O en su defecto, imaginan que calarse un sombrero de corte australiano les da un lustre que además de un toque de glamour y casta, les permite ir marcando paquete a lo Indiana Jones  al mismo tiempo que les infunde la ciencia de un ganaderazo de prosapia. También suponen que son necesarios el par de puros, uno en la solapa y el otro humeante, encajado en la boca junto a la comisura de los labios. La bota rellena de algún menjurje para gaznates de  terroristas. Y lo más importante, presumen su docta opinión no en la voz baja del comentario íntimo para el, o los, acompañantes, sino en volumen alto con la sublime intención de iluminar a los vecinos que por la gracia de Dios se sentaron cerca. Opiniones dictadas con acento cañí, tono que por supuesto, les va como patada en los huevos. Sin embargo, sostener con los hechos que uno sabe de toros, es un poco más sutil y complicado.

 

Ahí tienen ustedes que estamos el domingo en la Plaza México.

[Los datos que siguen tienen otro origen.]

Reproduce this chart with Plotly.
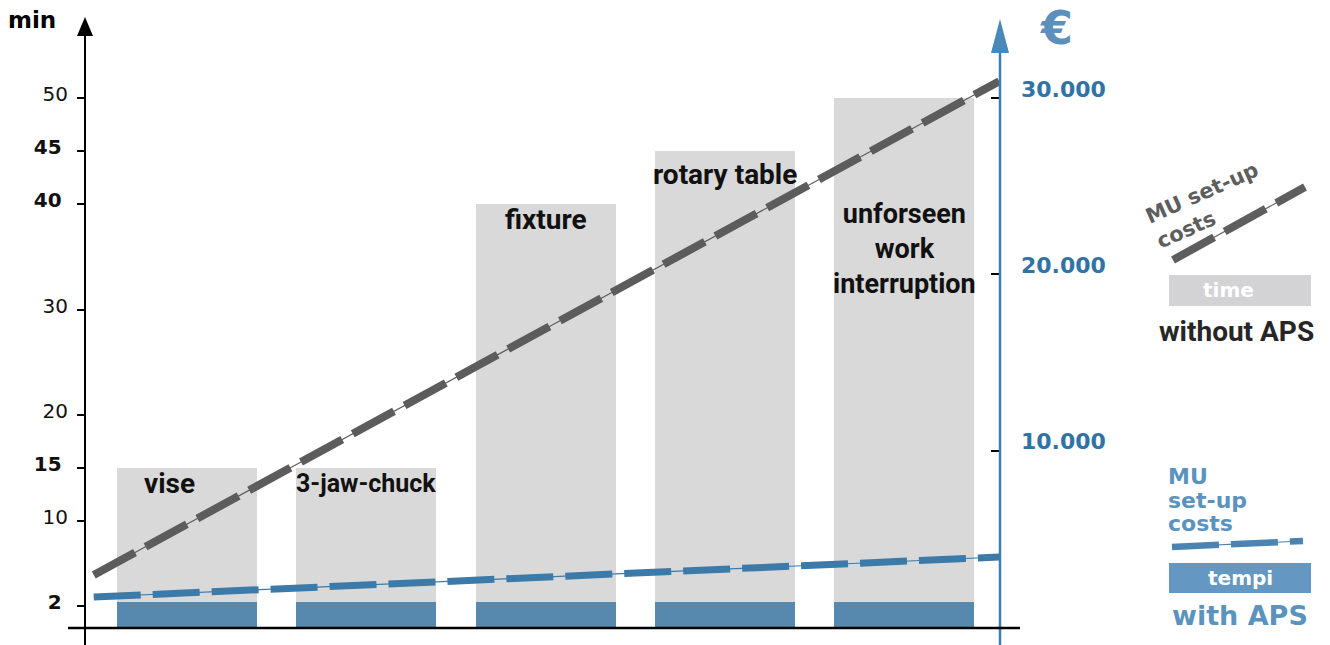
import plotly.graph_objects as go

# ---------------- data ----------------
categories = ["vise", "3-jaw-chuck", "fixture", "rotary table",
              "unforseen<br>work<br>interruption"]
time_without_aps = [15, 15, 40, 45, 50]          # min (grey bars)
time_with_aps = [2.4, 2.4, 2.4, 2.4, 2.4]        # min (blue bars)
cost_line_x = [-0.52, 4.53]                      # category-axis extent of cost lines
cost_without_aps = [2950, 30950]                 # € (grey dashed)
cost_with_aps = [1700, 3970]                     # € (blue dashed)
min_tickvals = [2, 10, 15, 20, 30, 40, 45, 50]
min_ticktext = ["<b>2</b>\u00a0", "10", "<b>15</b>\u00a0", "20", "30",
                "<b>40</b>\u00a0", "<b>45</b>\u00a0", "50"]
eur_tickvals = [10000, 20000, 30000]
eur_ticktext = ["10.000", "20.000", "30.000"]

# ---------------- layout geometry (screen pixels) ----------------
W, H = 1330, 645
LEFT_AX, RIGHT_AX, TOP_PX, BOT_PX = 85, 1000, 20, 627
ML, MR = LEFT_AX, W - RIGHT_AX
MT, MB = TOP_PX, H - BOT_PX
PW, PH = W - ML - MR, H - MT - MB
Y_TOP = (BOT_PX - TOP_PX) / 10.58     # minutes at top of plot area
EUR_PER_MIN = 600.0
CAT_STEP, CAT0 = 179.3, 187.0
X_RANGE = [(LEFT_AX - CAT0) / CAT_STEP, (RIGHT_AX - CAT0) / CAT_STEP]


def px(xs):
    return (xs - LEFT_AX) / PW


def py(ys):
    return (BOT_PX - ys) / PH


NARROW = "Roboto, sans-serif"
WIDE = "DejaVu Sans, Verdana, sans-serif"
GREY_BAR = "#d9d9d9"
BLUE_BAR = "#5689ad"
GREY_LINE = "#5c5c5c"
BLUE_LINE = "#3c7aa9"
AXIS_BLUE = "#3d7db1"

idx = list(range(len(categories)))

fig = go.Figure()
fig.add_trace(go.Bar(x=idx, y=time_without_aps, width=0.78, marker_color=GREY_BAR,
                     marker_line_width=0, hoverinfo="skip", showlegend=False))
fig.add_trace(go.Bar(x=idx, y=time_with_aps, width=0.78, marker_color=BLUE_BAR,
                     marker_line_width=0, hoverinfo="skip", showlegend=False))

for vals, color, w in [(cost_without_aps, GREY_LINE, 8), (cost_with_aps, BLUE_LINE, 7)]:
    fig.add_trace(go.Scatter(x=cost_line_x, y=vals, yaxis="y2", mode="lines",
                             line=dict(color=color, width=1.2), hoverinfo="skip",
                             showlegend=False))
    fig.add_trace(go.Scatter(x=cost_line_x, y=vals, yaxis="y2", mode="lines",
                             line=dict(color=color, width=w, dash="47px,12px"),
                             hoverinfo="skip", showlegend=False))

annotations = []
# bar labels (pixel nudges and sizes per label)
nudges = {0: (-18, 0), 1: (0, -2), 2: (0, 0), 3: (0, -8), 4: (0, -101)}
sizes = {1: 25, 4: 27}
for i, cat in enumerate(categories):
    dx, dy = nudges[i]
    annotations.append(dict(x=i, y=time_without_aps[i], xref="x", yref="y", text=cat,
                            showarrow=False, yanchor="top", xanchor="center",
                            xshift=dx, yshift=dy + 3, align="center",
                            font=dict(family=NARROW, size=sizes.get(i, 28),
                                      color="#111111", weight="bold")))


def label(x, y, text, size, color, family=WIDE, xanchor="center", **kw):
    return dict(x=px(x), y=py(y), xref="paper", yref="paper", text=text,
                showarrow=False, xanchor=xanchor, yanchor="middle",
                font=dict(family=family, size=size, color=color, weight="bold"), **kw)


# axis titles
annotations.append(label(32, 20, "min", 23, "#000000"))
annotations.append(label(1056, 28, "€", 46, "#5a90bb"))

# legend texts
annotations.append(label(1207, 205, "MU set-up<br>costs", 21, "#5e5e5e",
                         textangle=-24, align="left"))
annotations.append(label(1228, 290, "time", 20, "#ffffff"))
annotations.append(label(1236, 331, "without APS", 28, "#262626", family=NARROW))
for txt, yy in [("MU", 476), ("set-up", 500), ("costs", 523)]:
    annotations.append(label(1166, yy, txt, 22, "#5b93bf", xanchor="left"))
annotations.append(label(1240, 578, "tempi", 20, "#ffffff"))
annotations.append(label(1240, 615, "with APS", 27, "#5b93bf"))


def pline(x0, y0, x1, y1, color, width, dash="solid"):
    return dict(type="line", xref="paper", yref="paper", x0=px(x0), y0=py(y0),
                x1=px(x1), y1=py(y1), line=dict(color=color, width=width, dash=dash))


def tri(xc, ytip, ybase, half, color):
    path = (f"M {px(xc)},{py(ytip)} L {px(xc - half)},{py(ybase)} "
            f"L {px(xc + half)},{py(ybase)} Z")
    return dict(type="path", xref="paper", yref="paper", path=path,
                fillcolor=color, line=dict(width=0))


def rect(x0, y0, x1, y1, color):
    return dict(type="rect", xref="paper", yref="paper", x0=px(x0), y0=py(y0),
                x1=px(x1), y1=py(y1), fillcolor=color, line=dict(width=0))


shapes = [
    pline(85, 645, 85, 34, "#000000", 2),
    tri(85, 17, 36, 8, "#000000"),
    pline(1000, 645, 1000, 50, AXIS_BLUE, 2.5),
    tri(1000, 19, 53, 9, "#4a88b8"),
    pline(68, 628, 1020, 628, "#000000", 2.5),
    # legend: without APS
    pline(1173, 260, 1305, 187, "#6a6a6a", 1.2),
    pline(1173, 260, 1305, 187, "#5e5e5e", 8, "47px,12px"),
    rect(1169, 275, 1311, 306, "#d3d3d5"),
    # legend: with APS
    pline(1172, 547, 1303, 541, "#4a84b3", 1.2),
    pline(1172, 547, 1303, 541, "#4a84b3", 6.5, "47px,12px"),
    rect(1169, 563, 1311, 593, "#6497c1"),
]

fig.update_layout(
    width=W, height=H,
    margin=dict(l=ML, r=MR, t=MT, b=MB, autoexpand=False),
    paper_bgcolor="white", plot_bgcolor="white",
    barmode="overlay", bargap=0,
    showlegend=False,
    xaxis=dict(range=X_RANGE, showgrid=False, zeroline=False, showline=False,
               showticklabels=False, ticks="", fixedrange=True),
    yaxis=dict(range=[0, Y_TOP], tickvals=min_tickvals, ticktext=min_ticktext,
               showgrid=False, zeroline=False, showline=False,
               ticks="outside", ticklen=7, tickwidth=2, tickcolor="#000",
               ticklabelstandoff=5, ticklabelshift=-4,
               tickfont=dict(family=WIDE, size=20, color="#111111")),
    yaxis2=dict(range=[0, Y_TOP * EUR_PER_MIN], overlaying="y", side="right",
                tickvals=eur_tickvals, ticktext=eur_ticktext,
                showgrid=False, zeroline=False, showline=False,
                ticks="inside", ticklen=9, tickwidth=2, tickcolor="#000",
                ticklabelstandoff=20, ticklabelshift=-9,
                tickfont=dict(family=WIDE, size=22, color="#2f73a7", weight="bold")),
    annotations=annotations,
    shapes=shapes,
)

fig.write_html("out.html", config={"displayModeBar": False, "staticPlot": True},
               post_script="document.body.style.margin='0px';"
                           "document.body.style.overflow='hidden';")
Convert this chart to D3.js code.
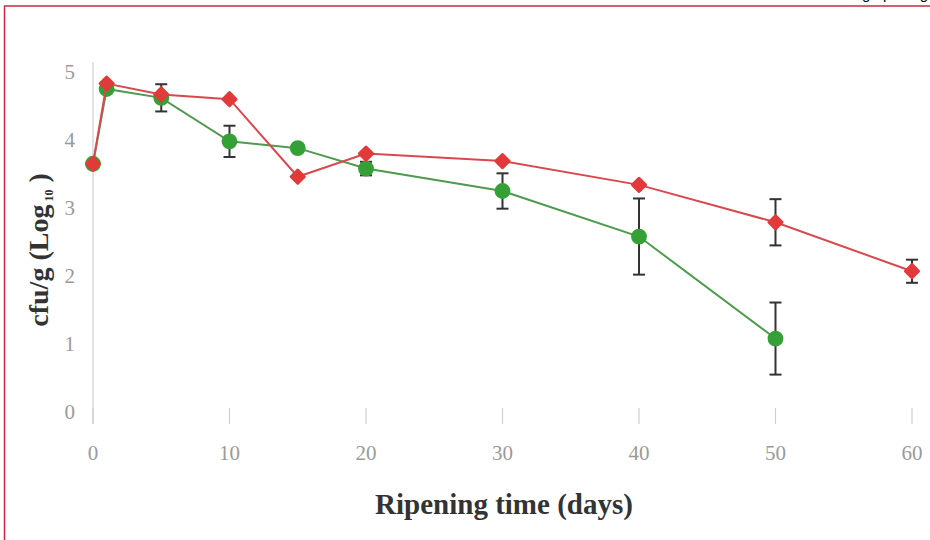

Uriel Moreno El Zapata viéndoselas con el primero de la tarde, un toro cárdeno oscuro, hondo, cuajado, muy cómodo de cornamenta, muy incómodo de estilo; el matador sobando al morito para torearlo en redondo y nada de nada. Todavía no pasaba lo de Leolpodo Casasola con “Jolgorio” el estupendo ejemplar de Rancho Seco, o sea, que el torero texcocano aún no rompía a pinchazos el boleto premiado con el gordo de la lotería; castaño aldinegro que nobleza y claridad y la vuelta al ruedo en el arrastre, dejó la sospecha de haber estado siempre por encima de su matador. Tampoco Guillermo Martínez abría el capote para enterarse que en el sorteo no había alcanzado ni reintegro, cuando El Zapata izó los estandartes y con mucho señorío que se pone a torear por la cara, castigando al morlaco. La lidia iba acrecentándose hasta terminar en siete u ocho doblones de oro tocando a pitón contrario. Unos pases soberbios, sobre todo los cambiados, es decir, los que iban por el cuerno izquierdo que fueron dignos de aparecer retratados en un manual de buen toreo. Una rodilla en tierra, el muletazo señorial tocando para someter y el paso adelante imponiéndose sobre el cornúpeta. Clara demostración de toreo de poder a poder, muestrario de valioso aprendizaje que cuando llega el momento de las complicaciones –y en el ruedo ese momento siempre llega- sirven, como fue el caso, para salir bien librado, porque careciendo de los conocimientos se corre el riesgo de irse con un ojal en la piel que te revuelcas de la risa, si no es que el coleta se guarda entre barreras pegando la traca.

 

Estábamos en eso de los doblones, cuando un hombre ya mayor, suéter negro de cuello alto y pelo blanco, brincó de su asiento para gritarle a El Zapata la loa del torero, torerazo. Al tiempo que un sabio igual al descrito en los primeros reglones, petardeaba muy ufano exigiendo toreo en redondo. Los dos gritos fueron simultáneos, por lo que los autores se miraron de reojo con recelo. Toreo serio, confirmó su exigencia el segundo. Mientras el viejo me lanzaba una mirada socarrona, como diciendo, ¿serio?, no jorobes, ese toreo es más serio que el problema educativo en nuestro país y volvió su mirada al ruedo para sumirse en su corrida, en su domingo, en sus silencios y en sus conocimientos certeros, sostenidos tan discreta y sencillamente.